Lo sguardo libero
Brinkmanship d’epoca: conoscere i maestri di negoziazione di Trump per disinnescarne la strategia

Donald Trump
Sorprende che pochissimi – né nel mondo politico né nei media – abbiano studiato a fondo le tecniche di negoziazione di Donald Trump. L’impressione è che tutti, da Berlino a Bruxelles, da Londra a Parigi, da Pechino a Roma, continuino a rispondere al presidente americano con esitazione, come se il suo stile fosse ancora imprevedibile. In realtà, i codici del trumpismo sono leggibili, e i suoi maestri – da Sun Tzu a Thomas Schelling, da Henry Kissinger a Robert Greene – sono noti e, in molti casi, datati. Conoscerli è il primo passo per contrastare efficacemente una strategia basata sulla minaccia, sull’escalation e sull’effetto sorpresa. Vediamoli, dunque.
L’arte dell’orlo del precipizio
Donald Trump fa della minaccia un’arma negoziale. Che si tratti di politica estera o di rapporti commerciali, il suo approccio si basa su un principio ben preciso: portare ogni confronto sull’orlo del baratro per costringere l’avversario a cedere. È quella che in geopolitica viene chiamata brinkmanship – letteralmente, l’arte di stare sull’orlo del precipizio. Il termine fu teorizzato durante la Guerra Fredda dall’economista Thomas Schelling (1921–2016), premio Nobel per l’economia nel 2005 e autore del celebre The Strategy of Conflict (1960), dove definisce il brinkmanship come una forma estrema di pressione strategica: una minaccia credibile che rischia di sfuggire di mano, proprio per costringere l’altro a cedere prima.
Bluff, rinvii e imprevedibilità strategica
La cifra del trumpismo negoziale non sta solo nei numeri: sta nella tecnica. Annuncia misure drastiche, poi le rinvia o le riformula, lasciando gli avversari nel dubbio: bluff o realtà? È una forma di imprevedibilità strategica, pensata per confondere, tenere l’iniziativa, dominare la scena. In questo approccio si ritrovano anche elementi tipici della cultura strategica orientale, come teorizzato da Sun Tzu (circa V secolo a.C.) ne L’arte della guerra: “la suprema abilità consiste nel piegare il nemico senza combattere”. In altre parole, usare l’intimidazione e la pressione per ottenere risultati prima ancora dello scontro.
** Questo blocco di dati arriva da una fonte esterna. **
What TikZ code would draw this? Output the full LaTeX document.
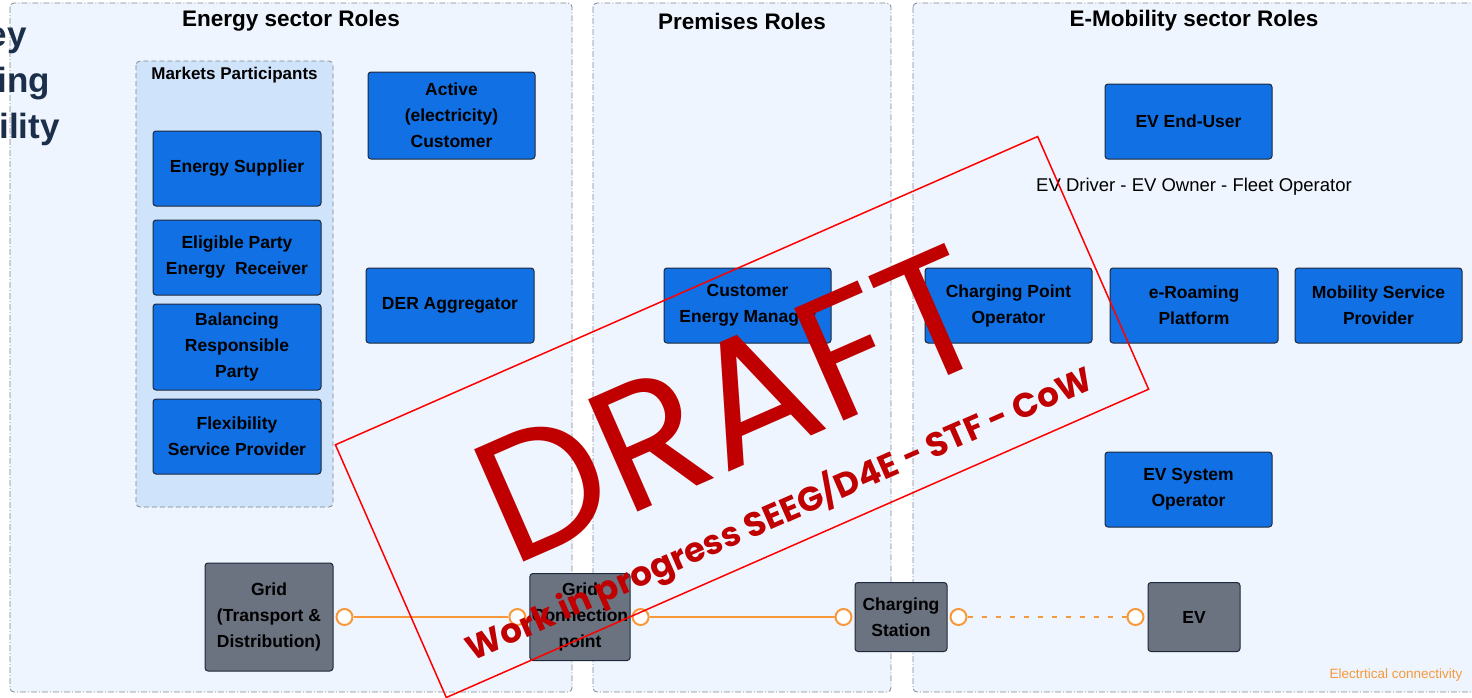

La scuola di Robert Greene
A questa logica si aggiunge uno stile di leadership personalistica e istintiva. Le decisioni di Trump raramente passano da processi strutturati o multilaterali: sono spesso improvvise, centralizzate, reattive. Qui emerge una sintonia con autori contemporanei come Robert Greene, scrittore e saggista, che nel bestseller The 48 Laws of Power (1998) codifica i meccanismi del potere spregiudicato. Alcune delle sue leggi sembrano disegnate su misura per il Trump politico: “Coltiva un’aria di imprevedibilità” (Legge 17), “Controlla le opzioni: costringi gli altri a giocare con le carte che distribuisci” (Legge 31 – come quando Trump, durante l’incontro alla Casa Bianca con il presidente ucraino Volodymyr Zelensky, lo mise in difficoltà affermando: “Tu non hai carte in mano”), “Schiaccia totalmente il nemico” (Legge 15). Un vero e proprio manuale di strategia per chi punta a dominare senza compromessi.
Dal negoziato sotto pressione al realismo di potenza: Chris Voss e Henry Kissinger
Sul piano della gestione del rischio e della trattativa, Trump sembra incarnare le tesi di Chris Voss, ex negoziatore dell’FBI, che nel suo libro Never Split the Difference (2016) descrive tecniche ad alta tensione, fatte di pause strategiche, escalation controllate e narrazione alterata della realtà per mettere l’avversario sulla difensiva. Infine, non va dimenticato il riferimento al realismo geopolitico di Henry Kissinger (1923–2023), tra i più influenti diplomatici, politologi e strateghi del XX secolo. Figura centrale della politica estera americana, fu Consigliere per la Sicurezza Nazionale e Segretario di Stato durante le presidenze di Richard Nixon e Gerald Ford. Per Kissinger, ogni relazione internazionale è innanzitutto una questione di potere e interessi, da gestire con pragmatismo e senza illusioni moralistiche. Ai vari Emmanuel Macron, Giorgia Meloni, Friedrich Merz, Keir Starmer, Ursula von der Leyen e Xi Jinping il compito di trovare le contromisure.